Unia daje kolejne 500 mln euro dla Ukrainy

W sumie pomoc KE będzie wynosić 1,6 mld euroTVN24 Biznes i Świat

Komisja Europejska przekazała w środę Ukrainie 500 mln euro kolejnej transzy w ramach tzw. pomocy makrofinansowej na ustabilizowanie sytuacji budżetowej. W sumie pomoc ta będzie wynosić 1,6 mld euro.
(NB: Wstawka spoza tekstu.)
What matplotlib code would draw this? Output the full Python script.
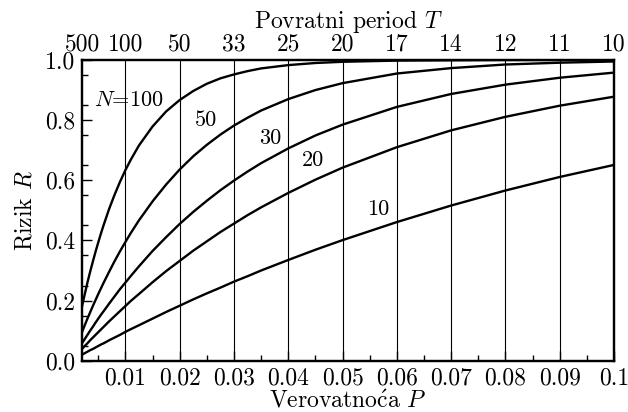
import numpy as np
import matplotlib
matplotlib.use('Agg')
import matplotlib.pyplot as plt

plt.rcParams['font.family'] = ['cmr10', 'DejaVu Serif']
plt.rcParams['mathtext.fontset'] = 'cm'
plt.rcParams['axes.formatter.use_mathtext'] = True
plt.rcParams['font.size'] = 17

# probability P (x axis)
p = [0.002, 0.0025, 0.003, 0.0035, 0.004, 0.0045, 0.005, 0.0055, 0.006, 0.007, 0.008,
     0.009, 0.01, 0.011, 0.0125, 0.015, 0.0175, 0.02, 0.0225, 0.025, 0.0275, 0.03,
     0.0325, 0.035, 0.04, 0.045, 0.05, 0.06, 0.07, 0.08, 0.09, 0.1]

# risk R
r_10 = [0.020, 0.025, 0.030, 0.035, 0.039, 0.044, 0.049, 0.054, 0.058, 0.068, 0.077,
        0.086, 0.096, 0.105, 0.118, 0.140, 0.162, 0.183, 0.204, 0.224, 0.243, 0.263,
        0.281, 0.300, 0.335, 0.369, 0.401, 0.461, 0.516, 0.566, 0.611, 0.651]
r_20 = [0.039, 0.049, 0.058, 0.068, 0.077, 0.086, 0.095, 0.104, 0.113, 0.131, 0.148,
        0.165, 0.182, 0.199, 0.222, 0.261, 0.298, 0.332, 0.366, 0.397, 0.428, 0.456,
        0.484, 0.510, 0.558, 0.602, 0.642, 0.710, 0.766, 0.811, 0.848, 0.878]
r_30 = [0.058, 0.072, 0.086, 0.100, 0.113, 0.127, 0.140, 0.153, 0.165, 0.190, 0.214,
        0.238, 0.260, 0.282, 0.314, 0.365, 0.411, 0.455, 0.495, 0.532, 0.567, 0.599,
        0.629, 0.657, 0.706, 0.749, 0.785, 0.844, 0.887, 0.918, 0.941, 0.958]
r_50 = [0.095, 0.118, 0.140, 0.161, 0.182, 0.202, 0.222, 0.241, 0.260, 0.296, 0.331,
        0.364, 0.395, 0.425, 0.467, 0.530, 0.586, 0.636, 0.680, 0.718, 0.752, 0.782,
        0.808, 0.832, 0.870, 0.900, 0.923, 0.955, 0.973, 0.985, 0.991, 0.995]
r_100 = [0.181, 0.221, 0.260, 0.296, 0.330, 0.363, 0.394, 0.424, 0.452, 0.505, 0.552,
         0.595, 0.634, 0.669, 0.716, 0.779, 0.829, 0.867, 0.897, 0.921, 0.939, 0.952,
         0.963, 0.972, 0.983, 0.990, 0.994, 0.998, 0.999, 1.000, 1.000, 1.000]

curves = [r_100, r_50, r_30, r_20, r_10]
curve_labels = [r'$N$=100', '50', '30', '20', '10']
label_pos = [(0.0107, 0.867), (0.0249, 0.80), (0.0367, 0.74), (0.0446, 0.667), (0.0566, 0.504)]

bottom_ticks = [0.01, 0.02, 0.03, 0.04, 0.05, 0.06, 0.07, 0.08, 0.09, 0.1]
bottom_labels = ['0.01', '0.02', '0.03', '0.04', '0.05', '0.06', '0.07', '0.08', '0.09', '0.1']
top_ticks = [0.002, 0.01, 0.02, 0.03, 0.04, 0.05, 0.06, 0.07, 0.08, 0.09, 0.1]
top_labels = ['500', '100', '50', '33', '25', '20', '17', '14', '12', '11', '10']

fig = plt.figure(figsize=(6.28, 4.12), dpi=100)
ax = fig.add_axes([0.1306, 0.1245, 0.8471, 0.7299])

for xv in bottom_ticks[:-1]:
    ax.axvline(xv, color='k', lw=0.8, zorder=1)

for r in curves:
    ax.plot(p, r, color='k', lw=1.7, zorder=2)

for lab, (xl, yl) in zip(curve_labels, label_pos):
    ax.text(xl, yl, lab, ha='center', va='center', fontsize=16)

ax.set_xlim(0.002, 0.1)
ax.set_ylim(0, 1)
ax.set_xticks(bottom_ticks)
ax.set_xticklabels(bottom_labels)
ax.set_xticks(np.arange(0.005, 0.1, 0.01), minor=True)
ax.set_yticks([0.0, 0.2, 0.4, 0.6, 0.8, 1.0])
ax.set_yticklabels(['0.0', '0.2', '0.4', '0.6', '0.8', '1.0'])
ax.set_yticks(np.arange(0.05, 1.0, 0.1), minor=True)
ax.tick_params(axis='both', which='major', direction='in', length=7, width=1, pad=5)
ax.tick_params(axis='both', which='minor', direction='in', length=4, width=1)
ax.tick_params(right=False, top=False)
for s in ax.spines.values():
    s.set_linewidth(1.6)

ax.set_xlabel(r'Verovatno$\mathrm{\acute{c}}$a $P$', labelpad=0)
ax.set_ylabel(r'Rizik $R$', labelpad=6)

ax2 = ax.twiny()
ax2.set_xlim(ax.get_xlim())
ax2.set_xticks(top_ticks)
ax2.set_xticklabels(top_labels)
ax2.tick_params(axis='x', direction='in', length=0, pad=3)
ax2.set_xlabel(r'Povratni period $T$', labelpad=4)
for s in ax2.spines.values():
    s.set_linewidth(1.6)

fig.savefig('out.png', dpi=100)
- KE przekazała dziś 500 mln euro Ukrainie w ramach pomocy makrofinansowej. 860 mln euro już przekazano w ramach toczących się programów pomocy makrofinansowej dla tego kraju. A zatem łączna pomoc to już 1 mld 360 mln euro. To jest jasny sygnał, że UE pomaga Ukrainie w rozwiązaniu kryzysu - powiedziała na konferencji prasowej rzeczniczka KE Mina Andreeva.

Obowiązki

Cytowany w komunikacie komisarz ds. gospodarczych i walutowych Pierre Moscovici podkreślił, że Europa wypełnia swoje zobowiązania solidarności z Ukrainą. - Mamy zapewnienie niezbędnego wsparcia finansowego w czasach niezwykłych wyzwań gospodarczych i społecznych dla narodu ukraińskiego. To ważne, aby Ukraina utrzymała tempo reform, żeby stworzyć warunki dla trwałego dobrobytu dla wszystkich Ukraińców - oświadczył. Pierwszą ratę wsparcia w wysokości 100 mln euro Ukraina otrzymała w maju. W czerwcu Kijów dostał kolejny przelew na pół miliarda euro, w listopadzie 260 mln euro, a w środę - 500 mln euro. Ostatnie 250 mln euro ma być wypłacone wiosną 2015 r. W sumie łączna wysokość pomocy to ok. 1,6 mld euro.

Konflikt

Z powodu trwającego konfliktu między ukraińskimi siłami a prorosyjskimi separatystami sytuacja humanitarna w regionie Doniecka i Ługańska jest bardzo zła. W wyniku działań wojennych doszło do poważnych uszkodzeń infrastruktury, sieci energetycznych, wodociągowych czy kanalizacyjnych. Cały pakiet pomocowy dla Ukrainy, który UE przyjęła w marcu, ma wartość ponad 11 mld euro i ma być rozłożony na kilka lat. Składają się na niego m.in. granty oraz pożyczki z Europejskiego Banku Odbudowy i Rozwoju oraz Europejskiego Banku Inwestycyjnego. Unijne wsparcie zależy jednak od wdrażania przez władze w Kijowie reform i programu naprawczego.